I know that I can rely on Him to divide the soul and spirit and judge the thoughts and intentions of my heart! He has given us everything we need to withstand the wiles of the enemy! We don’t have to KNOW everything or have all the answers, we just have to submit to Him and He will lead us from a position of victory! Why would we ever want to fight a battle that He has already won anyway?! Even the “smartest” person wouldn’t argue that point.
Through this revelation, He has turned this unhealthy habit into a useful tool, to equip me for His Glory!
A radical transformation of the mind, that only God could take credit for!
So it is my prayer today, and every day, that this will be as encouraging to you as it has been to me! I pray that you will continue to seek Him and allow Him to heal and restore the most painful parts of your own story! I pray that you will be intentional about spending time with him in prayer and in, not just reading the Word, but actually studying it. If a particular word stands out to you, define it. Look up the original language and what that word actually meant as the bible was written! Find a concordance and I suggest starting with the word, “LOVE”. Studying in this way has absolutely changed my entire way of thinking and studying the Word! While the English language is unique and beautiful in many ways, it tends to over-simplify complex words, such as love, and the dept of it’s meaning can be lost in translation.

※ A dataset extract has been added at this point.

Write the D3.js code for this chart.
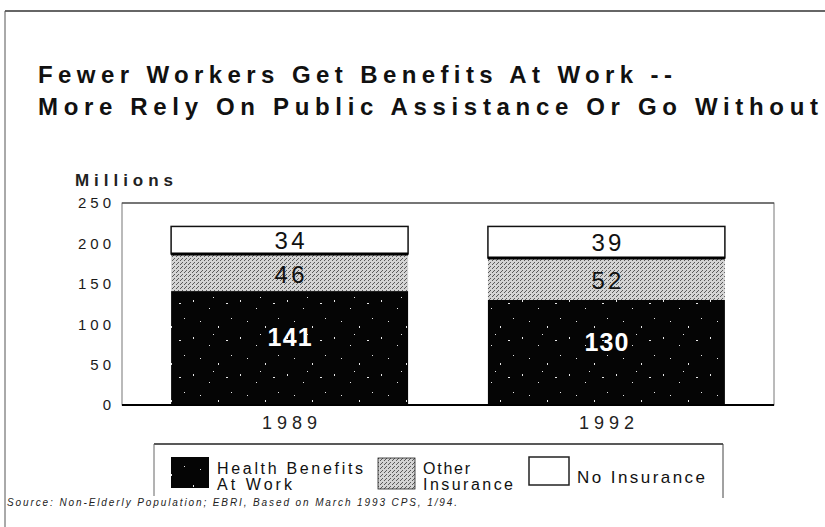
<!DOCTYPE html>
<html>
<head>
<meta charset="utf-8">
<script src="https://cdn.jsdelivr.net/npm/d3@7/dist/d3.min.js"></script>
<style>
  html, body { margin: 0; padding: 0; background: #fff; }
  svg { display: block; font-family: "Liberation Sans", Arial, sans-serif; }
</style>
</head>
<body>
<svg id="chart" width="825" height="527"></svg>
<script>
// Non-elderly population by source of health coverage, millions
const years = ["1989", "1992"];
const healthAtWork = [141, 130];
const otherInsurance = [46, 52];
const noInsurance = [34, 39];
const seriesKeys = ["work", "other", "none"];
const yTicks = [0, 50, 100, 150, 200, 250];
const titleLines = [
  "Fewer Workers Get Benefits At Work --",
  "More Rely On Public Assistance Or Go Without"
];
const sourceNote = "Source:  Non-Elderly Population; EBRI, Based on March 1993 CPS, 1/94.";

const rows = years.map((yr, i) => ({
  year: yr, work: healthAtWork[i], other: otherInsurance[i], none: noInsurance[i]
}));

const svg = d3.select("#chart");
const defs = svg.append("defs");

// stippled grey fill
const stip = defs.append("pattern").attr("id", "stipple")
  .attr("patternUnits", "userSpaceOnUse").attr("width", 4).attr("height", 4);
stip.append("rect").attr("width", 4).attr("height", 4).attr("fill", "#d4d4d4");
[[0, 0], [2, 2], [1, 3]].forEach(([px, py]) =>
  stip.append("rect").attr("x", px).attr("y", py).attr("width", 1).attr("height", 1).attr("fill", "#5a5a5a"));

// black fill with sparse white specks
const speck = defs.append("pattern").attr("id", "speck")
  .attr("patternUnits", "userSpaceOnUse").attr("width", 47).attr("height", 37);
speck.append("rect").attr("width", 47).attr("height", 37).attr("fill", "#050505");
[[5, 4, 1, 2], [21, 12, 1, 1], [38, 7, 2, 1], [12, 25, 1, 1], [30, 30, 1, 2], [43, 22, 1, 1], [25, 1, 1, 1]]
  .forEach(([px, py, w, h]) =>
    speck.append("rect").attr("x", px).attr("y", py).attr("width", w).attr("height", h).attr("fill", "#e8e8e8"));

// page frame
svg.append("line").attr("x1", 5).attr("x2", 825).attr("y1", 11).attr("y2", 11)
  .attr("stroke", "#333").attr("stroke-width", 1.5);
svg.append("line").attr("x1", 5).attr("x2", 5).attr("y1", 11).attr("y2", 527)
  .attr("stroke", "#555").attr("stroke-width", 1);

// title
const titleW = [634, 780];
titleLines.forEach((t, i) => {
  svg.append("text").attr("x", 38).attr("y", 83 + i * 32)
    .attr("font-size", 24).attr("font-weight", "bold").attr("fill", "#111")
    .attr("textLength", titleW[i]).attr("lengthAdjust", "spacing")
    .text(t);
});

// plot area
const plot = { left: 122, right: 774, top: 203, bottom: 405 };

const x = d3.scaleBand().domain(years)
  .range([plot.left, plot.right]).paddingInner(0.252).paddingOuter(0.155);
const y = d3.scaleLinear().domain([0, 250]).range([plot.bottom, plot.top]);

svg.append("rect").attr("x", plot.left).attr("y", plot.top)
  .attr("width", plot.right - plot.left).attr("height", plot.bottom - plot.top)
  .attr("fill", "#fff").attr("stroke", "#777").attr("stroke-width", 1);
svg.append("line").attr("x1", plot.left).attr("x2", plot.right)
  .attr("y1", plot.top).attr("y2", plot.top).attr("stroke", "#333").attr("stroke-width", 1.2);

svg.append("text").attr("x", 75).attr("y", 186)
  .attr("font-size", 17).attr("font-weight", "bold").attr("fill", "#222")
  .attr("textLength", 98).attr("lengthAdjust", "spacing").text("Millions");

// y axis
const yAxis = svg.append("g").attr("transform", `translate(${plot.left},0)`)
  .call(d3.axisLeft(y).tickValues(yTicks).tickSize(0).tickPadding(7));
yAxis.select(".domain").remove();
yAxis.selectAll("text")
  .attr("font-family", "Liberation Sans, Arial, sans-serif")
  .attr("font-size", 15).attr("fill", "#1a1a1a")
  .style("letter-spacing", "4px");

// stacked bars
const stack = d3.stack().keys(seriesKeys);
const layers = stack(rows);
const fills = { work: "url(#speck)", other: "url(#stipple)", none: "#fff" };

const g = svg.append("g");
layers.forEach(layer => {
  g.selectAll(null).data(layer).enter().append("rect")
    .attr("x", d => x(d.data.year))
    .attr("y", d => y(d[1]))
    .attr("width", x.bandwidth())
    .attr("height", d => y(d[0]) - y(d[1]))
    .attr("fill", fills[layer.key])
    .attr("stroke", layer.key === "none" ? "#111" : "none")
    .attr("stroke-width", 1.5);
});
// heavy rule between grey and white segments
g.selectAll(null).data(layers[1]).enter().append("line")
  .attr("x1", d => x(d.data.year)).attr("x2", d => x(d.data.year) + x.bandwidth())
  .attr("y1", d => y(d[1])).attr("y2", d => y(d[1]))
  .attr("stroke", "#000").attr("stroke-width", 3);

// value labels
layers.forEach(layer => {
  const isWork = layer.key === "work";
  g.selectAll(null).data(layer).enter().append("text")
    .attr("x", d => x(d.data.year) + x.bandwidth() / 2)
    .attr("y", d => isWork ? y(d[0] + (d[1] - d[0]) * 0.6) : y((d[0] + d[1]) / 2) + (layer.key === "other" ? 2 : 0))
    .attr("text-anchor", "middle").attr("dominant-baseline", "central")
    .attr("font-size", isWork ? 25 : 24)
    .attr("font-weight", isWork ? "bold" : "normal")
    .attr("fill", isWork ? "#fff" : "#111")
    .attr("textLength", isWork ? 44 : 30).attr("lengthAdjust", "spacing")
    .text(d => d.data[layer.key]);
});

// baseline
svg.append("line").attr("x1", plot.left).attr("x2", plot.right)
  .attr("y1", plot.bottom).attr("y2", plot.bottom).attr("stroke", "#000").attr("stroke-width", 2);

// category labels
const xAxis = svg.append("g").attr("transform", `translate(0,${plot.bottom})`)
  .call(d3.axisBottom(x).tickSize(0).tickPadding(11));
xAxis.select(".domain").remove();
xAxis.selectAll("text")
  .attr("font-family", "Liberation Sans, Arial, sans-serif")
  .attr("font-size", 18).attr("fill", "#222")
  .attr("textLength", 55).attr("lengthAdjust", "spacing");

// legend
const lg = svg.append("g");
lg.append("line").attr("x1", 154).attr("x2", 723).attr("y1", 444).attr("y2", 444)
  .attr("stroke", "#222").attr("stroke-width", 1.5);
lg.append("line").attr("x1", 154).attr("x2", 154).attr("y1", 444).attr("y2", 496)
  .attr("stroke", "#666").attr("stroke-width", 1);
lg.append("line").attr("x1", 723).attr("x2", 723).attr("y1", 444).attr("y2", 498)
  .attr("stroke", "#444").attr("stroke-width", 1);

const legendItems = [
  { key: "work", sx: 171, sy: 457, sw: 38, sh: 31, lines: ["Health Benefits", "At Work"], tx: 217, ty: [474, 490], tw: [146, 75], fs: 16 },
  { key: "other", sx: 378, sy: 458, sw: 37, sh: 31, lines: ["Other", "Insurance"], tx: 423, ty: [474, 490], tw: [47, 90], fs: 16 },
  { key: "none", sx: 529, sy: 457, sw: 40, sh: 28, lines: ["No Insurance"], tx: 577, ty: [483], tw: [128], fs: 17 }
];
legendItems.forEach(it => {
  lg.append("rect").attr("x", it.sx).attr("y", it.sy).attr("width", it.sw).attr("height", it.sh)
    .attr("fill", fills[it.key])
    .attr("stroke", it.key === "work" ? "none" : "#222").attr("stroke-width", it.key === "none" ? 1.5 : 0.8);
  it.lines.forEach((ln, j) => {
    lg.append("text").attr("x", it.tx).attr("y", it.ty[j])
      .attr("font-size", it.fs).attr("fill", "#111")
      .attr("textLength", it.tw[j]).attr("lengthAdjust", "spacing").text(ln);
  });
});

// source note
svg.append("text").attr("x", 7).attr("y", 506)
  .attr("font-size", 10).attr("font-style", "italic").attr("fill", "#222")
  .attr("textLength", 450).attr("lengthAdjust", "spacing").text(sourceNote);
</script>
</body>
</html>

Studying out the true meaning of a word allows us to fully comprehend the intent of the scriptures, which deepens our understanding and the impact His word has in our lives! Who doesn’t want that?!
You are so loved and if there is still breath in your lungs today…then He still has a plan and a purpose for your life! Please don’t allow the deception of the enemy to convince you otherwise! Submit your body & soul to the Spirit, and use it as your filter, to take EVERY thought captive!!
Thanks for your continued love and support, my sweet friends!